A representation of an operational taxonomic unit, with an attribute, label, corresponding to the taxon label.

TaxonNamespace

A collection of Taxon objects representing a distinct definition of taxa (for example, as specified explicitly in a NEXUS “TAXA” block, or implicitly in the set of all taxon labels used across a Newick tree file).

Tree

A collection of Node and Edge objects representing a phylogenetic tree. Each Tree object maintains a reference to a TaxonNamespace object in its attribute, taxon_namespace, which specifies the set of taxa that are referenced by the tree and its nodes. Each Node object has a taxon attribute (which points to a particular Taxon object if there is an operational taxonomic unit associated with this node, or is None if not), a parent_node attribute (which will be None if the Node has no parent, e.g., a root node), a Edge attribute, as well as a list of references to child nodes, a copy of which can be obtained by calling child_nodes.
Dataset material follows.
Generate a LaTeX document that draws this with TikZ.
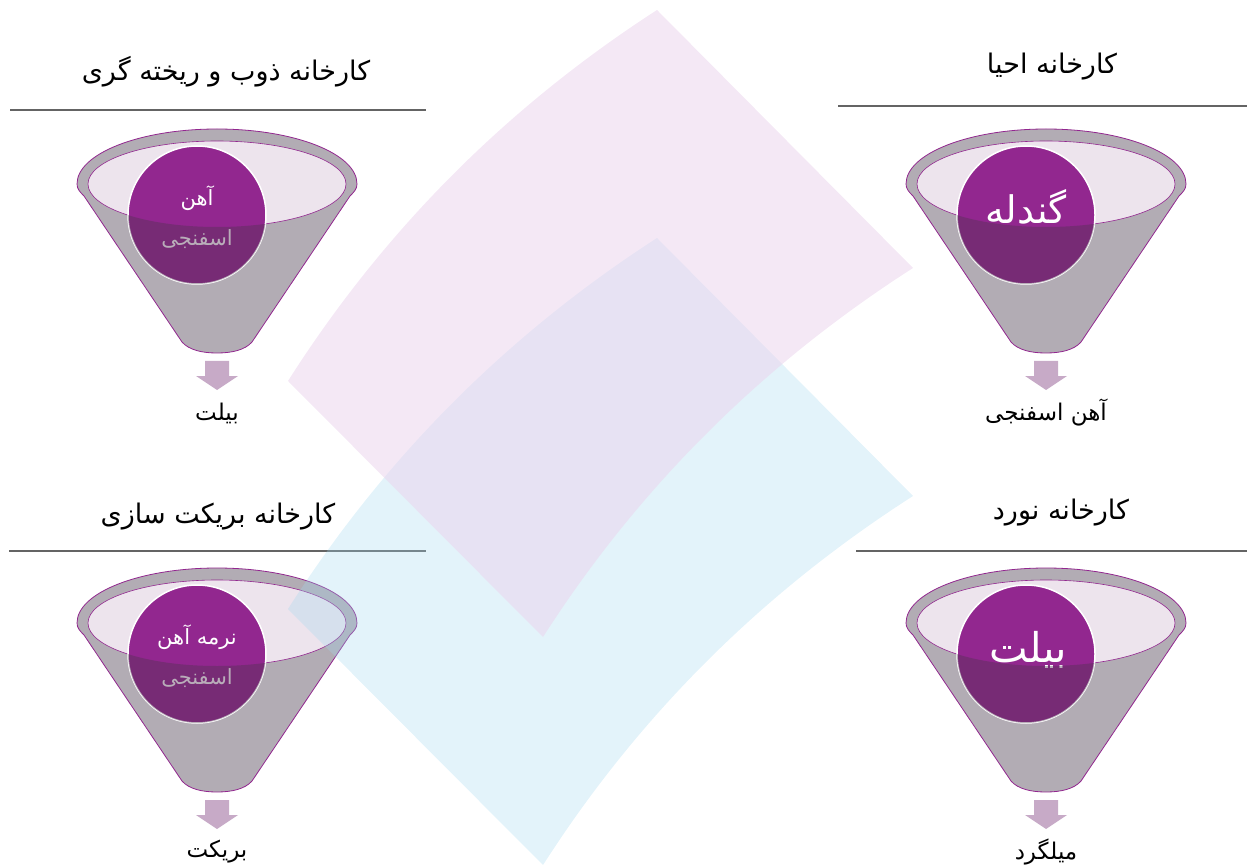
\documentclass[tikz,border=0pt]{standalone}
\usepackage{fontspec}
\usepackage{xcolor}
\newfontfamily\fa[Script=Arabic]{DejaVu Sans}
\TeXXeTstate=1

\definecolor{funnelgrey}{RGB}{178,172,180}
\definecolor{mouthpink}{RGB}{237,228,237}
\definecolor{coreviolet}{RGB}{146,39,143}
\definecolor{shadeviolet}{RGB}{80,50,80}
\definecolor{dropmauve}{RGB}{199,170,199}
\definecolor{sheetpink}{RGB}{235,213,237}
\definecolor{sheetblue}{RGB}{162,215,238}
\definecolor{rulegrey}{RGB}{100,100,100}

\tikzset{
  funnel/.style={fill=funnelgrey, draw=coreviolet, line width=0.8pt},
  mouth/.style={fill=mouthpink, draw=coreviolet, line width=0.6pt},
  core/.style={fill=coreviolet, draw=white, line width=1.5pt},
  coretext/.style={text=white, align=center, inner sep=0pt},
  shade/.style={fill=shadeviolet, opacity=0.4},
  drop/.style={fill=dropmauve},
  title/.style={font=\fa\fontsize{27}{30}\selectfont, inner sep=0pt},
  output/.style={font=\fa\fontsize{23}{26}\selectfont, inner sep=0pt},
  rule/.style={draw=rulegrey, line width=1.1pt}
}

\begin{document}
\begin{tikzpicture}[x=1pt,y=1pt]
\useasboundingbox (0,0) rectangle (1247,-866);

% titles and rules
\node[title] (zob-title) at (226,-72) {\beginR کارخانه ذوب و ریخته گری\endR};
\draw[rule] (10,-110) -- (426,-110);
\node[title] (ahya-title) at (1052,-67) {\beginR کارخانه احیا\endR};
\draw[rule] (838,-106) -- (1247,-106);
\node[title] (briket-title) at (218,-517) {\beginR کارخانه بریکت سازی\endR};
\draw[rule] (9,-551) -- (426,-551);
\node[title] (nord-title) at (1061,-513) {\beginR کارخانه نورد\endR};
\draw[rule] (856,-551) -- (1247,-551);

% funnel: zob
\begin{scope}[shift={(217,-184)}]
  \path[funnel] (-140,0) arc[start angle=180, end angle=0, x radius=140, y radius=55]
    .. controls (140,-5) and (137,-8) .. (133,-12) -- (35,-158)
    .. controls (28,-166) and (15,-169) .. (0,-169)
    .. controls (-15,-169) and (-28,-166) .. (-35,-158) -- (-133,-12)
    .. controls (-137,-8) and (-140,-5) .. (-140,0) -- cycle;
  \path[mouth] (0,0) ellipse [x radius=129, y radius=43];
  \path[core] (-20,-31) circle [radius=69];
  \node[coretext, font=\fa\fontsize{21}{40}\selectfont] (zob-core) at (-20,-33)
    {\beginR آهن\endR\\\beginR اسفنجی\endR};
  \begin{scope}
    \clip (-20,-31) circle [radius=69];
    \path[shade] (-129,0) arc[start angle=180, end angle=360, x radius=129, y radius=43]
      -- (129,-120) -- (-129,-120) -- cycle;
  \end{scope}
  \path[drop] (-12,-177) -- (12,-177) -- (12,-192) -- (21,-192) -- (0,-206)
    -- (-21,-192) -- (-12,-192) -- cycle;
  \node[output] (zob-out) at (0,-229) {\beginR بیلت\endR};
\end{scope}

% funnel: ahya
\begin{scope}[shift={(1046,-184)}]
  \path[funnel] (-140,0) arc[start angle=180, end angle=0, x radius=140, y radius=55]
    .. controls (140,-5) and (137,-8) .. (133,-12) -- (35,-158)
    .. controls (28,-166) and (15,-169) .. (0,-169)
    .. controls (-15,-169) and (-28,-166) .. (-35,-158) -- (-133,-12)
    .. controls (-137,-8) and (-140,-5) .. (-140,0) -- cycle;
  \path[mouth] (0,0) ellipse [x radius=129, y radius=43];
  \path[core] (-20,-31) circle [radius=69];
  \node[coretext, font=\fa\fontsize{38}{40}\selectfont] (ahya-core) at (-20,-23)
    {\beginR گندله\endR};
  \begin{scope}
    \clip (-20,-31) circle [radius=69];
    \path[shade] (-129,0) arc[start angle=180, end angle=360, x radius=129, y radius=43]
      -- (129,-120) -- (-129,-120) -- cycle;
  \end{scope}
  \path[drop] (-12,-177) -- (12,-177) -- (12,-192) -- (21,-192) -- (0,-206)
    -- (-21,-192) -- (-12,-192) -- cycle;
  \node[output] (ahya-out) at (0,-229) {\beginR آهن اسفنجی\endR};
\end{scope}

% funnel: briket
\begin{scope}[shift={(217,-623)}]
  \path[funnel] (-140,0) arc[start angle=180, end angle=0, x radius=140, y radius=55]
    .. controls (140,-5) and (137,-8) .. (133,-12) -- (35,-158)
    .. controls (28,-166) and (15,-169) .. (0,-169)
    .. controls (-15,-169) and (-28,-166) .. (-35,-158) -- (-133,-12)
    .. controls (-137,-8) and (-140,-5) .. (-140,0) -- cycle;
  \path[mouth] (0,0) ellipse [x radius=129, y radius=43];
  \path[core] (-20,-31) circle [radius=69];
  \node[coretext, font=\fa\fontsize{21}{40}\selectfont] (briket-core) at (-20,-33)
    {\beginR نرمه آهن\endR\\\beginR اسفنجی\endR};
  \begin{scope}
    \clip (-20,-31) circle [radius=69];
    \path[shade] (-129,0) arc[start angle=180, end angle=360, x radius=129, y radius=43]
      -- (129,-120) -- (-129,-120) -- cycle;
  \end{scope}
  \path[drop] (-12,-177) -- (12,-177) -- (12,-192) -- (21,-192) -- (0,-206)
    -- (-21,-192) -- (-12,-192) -- cycle;
  \node[output] (briket-out) at (0,-229) {\beginR بریکت\endR};
\end{scope}

% funnel: nord
\begin{scope}[shift={(1046,-623)}]
  \path[funnel] (-140,0) arc[start angle=180, end angle=0, x radius=140, y radius=55]
    .. controls (140,-5) and (137,-8) .. (133,-12) -- (35,-158)
    .. controls (28,-166) and (15,-169) .. (0,-169)
    .. controls (-15,-169) and (-28,-166) .. (-35,-158) -- (-133,-12)
    .. controls (-137,-8) and (-140,-5) .. (-140,0) -- cycle;
  \path[mouth] (0,0) ellipse [x radius=129, y radius=43];
  \path[core] (-20,-31) circle [radius=69];
  \node[coretext, font=\fa\fontsize{41}{44}\selectfont] (nord-core) at (-18,-27)
    {\beginR بیلت\endR};
  \begin{scope}
    \clip (-20,-31) circle [radius=69];
    \path[shade] (-129,0) arc[start angle=180, end angle=360, x radius=129, y radius=43]
      -- (129,-120) -- (-129,-120) -- cycle;
  \end{scope}
  \path[drop] (-12,-177) -- (12,-177) -- (12,-192) -- (21,-192) -- (0,-206)
    -- (-21,-192) -- (-12,-192) -- cycle;
  \node[output] (nord-out) at (0,-229) {\beginR میلگرد\endR};
\end{scope}

% background sheets
\path[fill=sheetblue, opacity=0.3] (288,-609) .. controls (384,-458) and (507,-335) .. (657,-238)
  -- (913,-496) .. controls (763,-592) and (639,-715) .. (543,-865) -- cycle;
\path[fill=sheetpink, opacity=0.55] (288,-381) .. controls (384,-230) and (507,-107) .. (657,-10)
  -- (913,-268) .. controls (763,-364) and (639,-487) .. (543,-637) -- cycle;

\end{tikzpicture}
\end{document}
In addition, advanced operations with tree data often make use of a Bipartition object associated with each Edge on a Tree (see “Bipartitions” for more information).

TreeList

A list of Tree objects. A TreeList object has an attribute, taxon_namespace, which specifies the set of taxa that are referenced by all member Tree elements. This is enforced when a Tree object is added to a TreeList, with the TaxonNamespace of the Tree object and all Taxon references of the Node objects in the Tree mapped to the TaxonNamespace of the TreeList.

CharacterMatrix

Representation of character data, with specializations for different data types: DnaCharacterMatrix, RnaCharacterMatrix, ProteinCharacterMatrix, StandardCharacterMatrix, ContinuousCharacterMatrix, etc. A CharacterMatrix can treated very much like a dict object, with Taxon objects as keys and character data as values associated with those keys.

DataSet

A meta-collection of phylogenetic data, consisting of lists of multiple TaxonNamespace objects (DataSet.taxon_namespaces), TreeList objects (DataSet.tree_lists), and CharacterMatrix objects (DataSet.char_matrices).

TreeArray

A high-performance container designed to efficiently store and manage (potentially) large collections of structures of (potentially) large trees for processing.
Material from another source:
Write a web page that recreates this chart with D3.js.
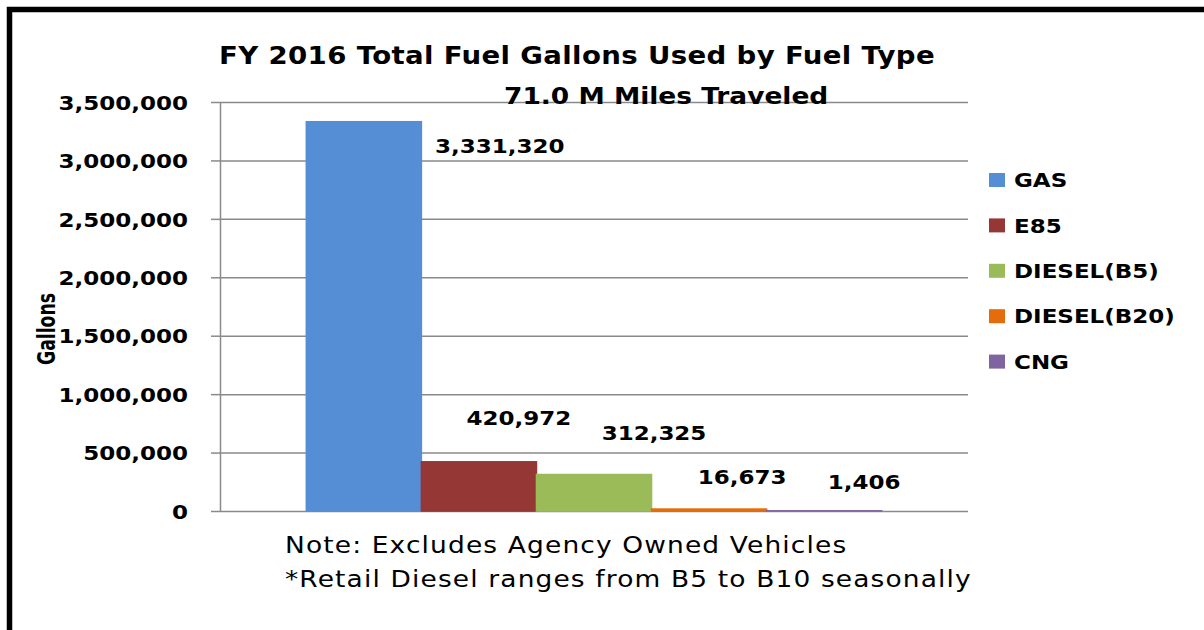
<!DOCTYPE html>
<html lang="en">
<head>
<meta charset="UTF-8">
<title>FY 2016 Total Fuel Gallons Used by Fuel Type</title>
<script src="https://d3js.org/d3.v7.min.js"></script>
<style>
    body { margin: 0; background: #fff; }
    text { font-family: "DejaVu Sans", sans-serif; fill: #000; }
</style>
</head>
<body>
<svg id="main" width="1204" height="630"></svg>
<script>

    // data
    const fuelTypes = ['GAS', 'E85', 'DIESEL(B5)', 'DIESEL(B20)', 'CNG'];
    const gallons = [3331320, 420972, 312325, 16673, 1406];
    const yTicks = [0, 500000, 1000000, 1500000, 2000000, 2500000, 3000000, 3500000];
    const titleText = 'FY 2016 Total Fuel Gallons Used by Fuel Type';
    const subtitleText = '71.0 M Miles Traveled';
    const yLabel = 'Gallons';
    const notes = ['Note: Excludes Agency Owned Vehicles', '*Retail Diesel ranges from B5 to B10 seasonally'];

    const fuelColors = ['#558ED5', '#953735', '#9BBB59', '#E46C0A', '#8064A2'];
    // labels were dragged around by hand in the original, so nudge them from the bar top
    const labelNudge = [[136, 24], [40, -44], [60, -42], [33, -32], [40, -29]];

    const SX = 1.15; // the source picture is stretched sideways, stretch text the same way
    const plot = {left: 220, right: 968, top: 102, bottom: 511};

    const svg = d3.select('svg#main');

    // outer frame
    svg.append('rect')
        .attr('x', 9.5).attr('y', 9.5)
        .attr('width', 1300).attr('height', 700)
        .attr('fill', 'none')
        .attr('stroke', '#000')
        .attr('stroke-width', 5.5);

    const y = d3.scaleLinear().domain([0, 3500000]).range([plot.bottom, plot.top]);
    const x = d3.scaleBand()
        .domain(fuelTypes)
        .range([plot.left, plot.right])
        .paddingInner(0)
        .paddingOuter(0.75);

    function stretch(sel, tx, ty) {
        return sel.attr('transform', `translate(${tx},${ty}) scale(${SX},1)`);
    }

    // gridlines
    const grid = svg.append('g')
        .attr('transform', `translate(${plot.left},0)`)
        .call(d3.axisLeft(y).tickValues(yTicks).tickSize(-(plot.right - plot.left)).tickFormat(''));
    grid.select('.domain').remove();
    grid.selectAll('line').attr('stroke', '#8a8a8a').attr('stroke-width', 1.5);

    // y axis with tick marks and labels
    const yAxis = svg.append('g')
        .attr('transform', `translate(${plot.left},0)`)
        .call(d3.axisLeft(y).tickValues(yTicks).tickSize(9).tickSizeOuter(0).tickFormat(d3.format(',')));
    yAxis.attr('font-family', 'DejaVu Sans')
        .attr('font-size', 20)
        .attr('font-weight', 'bold');
    yAxis.select('.domain').attr('stroke', '#8a8a8a').attr('stroke-width', 1.5);
    yAxis.selectAll('.tick line').attr('stroke', '#8a8a8a').attr('stroke-width', 1.5);
    yAxis.selectAll('.tick text')
        .attr('x', 0)
        .attr('dy', '0.36em')
        .attr('fill', '#000')
        .attr('transform', `translate(-32,0) scale(${SX},1)`);

    // bars
    svg.append('g').selectAll('rect')
        .data(gallons)
        .join('rect')
        .attr('x', (d, i) => x(fuelTypes[i]))
        .attr('y', d => y(d))
        .attr('width', x.bandwidth())
        .attr('height', d => y(0) - y(d))
        .attr('fill', (d, i) => fuelColors[i])
        .attr('stroke', (d, i) => fuelColors[i])
        .attr('stroke-width', 1.5);

    // value labels
    svg.append('g').selectAll('text')
        .data(gallons)
        .join('text')
        .attr('text-anchor', 'middle')
        .attr('dy', '0.36em')
        .attr('font-size', 20)
        .attr('font-weight', 'bold')
        .text(d => d3.format(',')(d))
        .each(function(d, i) {
            stretch(d3.select(this),
                x(fuelTypes[i]) + x.bandwidth() / 2 + labelNudge[i][0],
                y(d) + labelNudge[i][1]);
        });

    // titles
    stretch(svg.append('text'), 577, 64)
        .attr('text-anchor', 'middle')
        .attr('font-size', 24)
        .attr('font-weight', 'bold')
        .attr('letter-spacing', 0.3)
        .text(titleText);

    stretch(svg.append('text'), 504, 104)
        .attr('text-anchor', 'start')
        .attr('font-size', 23)
        .attr('font-weight', 'bold')
        .text(subtitleText);

    // y label
    svg.append('text')
        .attr('transform', `translate(55,329) scale(${SX},1) rotate(-90)`)
        .attr('text-anchor', 'middle')
        .attr('font-size', 21)
        .attr('font-weight', 'bold')
        .attr('textLength', 72)
        .attr('lengthAdjust', 'spacingAndGlyphs')
        .text(yLabel);

    // notes under the plot
    svg.append('g').selectAll('text')
        .data(notes)
        .join('text')
        .attr('font-size', 23)
        .attr('letter-spacing', 1)
        .text(d => d)
        .each(function(d, i) {
            stretch(d3.select(this), 285, 553 + i * 34);
        });

    // legend
    const legend = svg.append('g').selectAll('g')
        .data(fuelTypes)
        .join('g')
        .attr('transform', (d, i) => `translate(989,${180 + i * 45.4})`);

    legend.append('rect')
        .attr('x', 0).attr('y', -7)
        .attr('width', 16).attr('height', 14)
        .attr('fill', (d, i) => fuelColors[i]);

    legend.append('text')
        .attr('dy', '0.36em')
        .attr('font-size', 20)
        .attr('font-weight', 'bold')
        .attr('transform', `translate(25,0) scale(${SX},1)`)
        .text(d => d);

</script>
</body>
</html>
Creating New (Empty) Objects

All of the above names are imported into the the the dendropy namespace, and so to instantiate new, empty objects of these classes, you would need to import dendropy:

>>> import dendropy
>>> tree1 = dendropy.Tree()
>>> tree_list11 = dendropy.TreeList()
>>> dna1 = dendropy.DnaCharacterMatrix()
>>> dataset1 = dendropy.DataSet()

Or import the names directly:

>>> from dendropy import Tree, TreeList, DnaCharacterMatrix, DataSet
>>> tree1 = Tree()
>>> tree_list1 = TreeList()
>>> dna1 = DnaCharacterMatrix()
>>> dataset1 = DataSet()

More details on how to create and populate new objects of various kinds programmatically are given in later chapters (e.g., “Trees”, “Character Matrices”, “Data Sets”).

Reading, Writing, and Annotating Phylogenetic Data

DendroPy provides a rich set of tools for reading and writing phylogenetic data in various formats, such as NEXUS, Newick, PHYLIP, etc., with many options to customize and control how the data is ingested and parsed, as well as formatted and written-out. For example:

>>> import dendropy
>>> tree_list1 = dendropy.TreeList()
>>> tree_list1.read_from_path("pythonidae.mcmc1.nex",
...     schema="nexus",
...     collection_offset=0,
...     tree_offset=100)
>>> tree_list1.read_from_path("pythonidae.mcmc2.nex",
...     schema="nexus",
...     collection_offset=0,
...     tree_offset=100)
>>> tree_list1.write_to_path("combined.newick",
...     suppress_edge_lengths=True,
...     schema="newick")

These are covered in detail in the next chapter, “Reading and Writing Phylogenetic Data”.

Support is also available for adding, accessing, and managing rich and expressive metadata annotations to many of the above objects and components of those objects. This is covered in detail in the “Working with Metadata Annotations” chapter.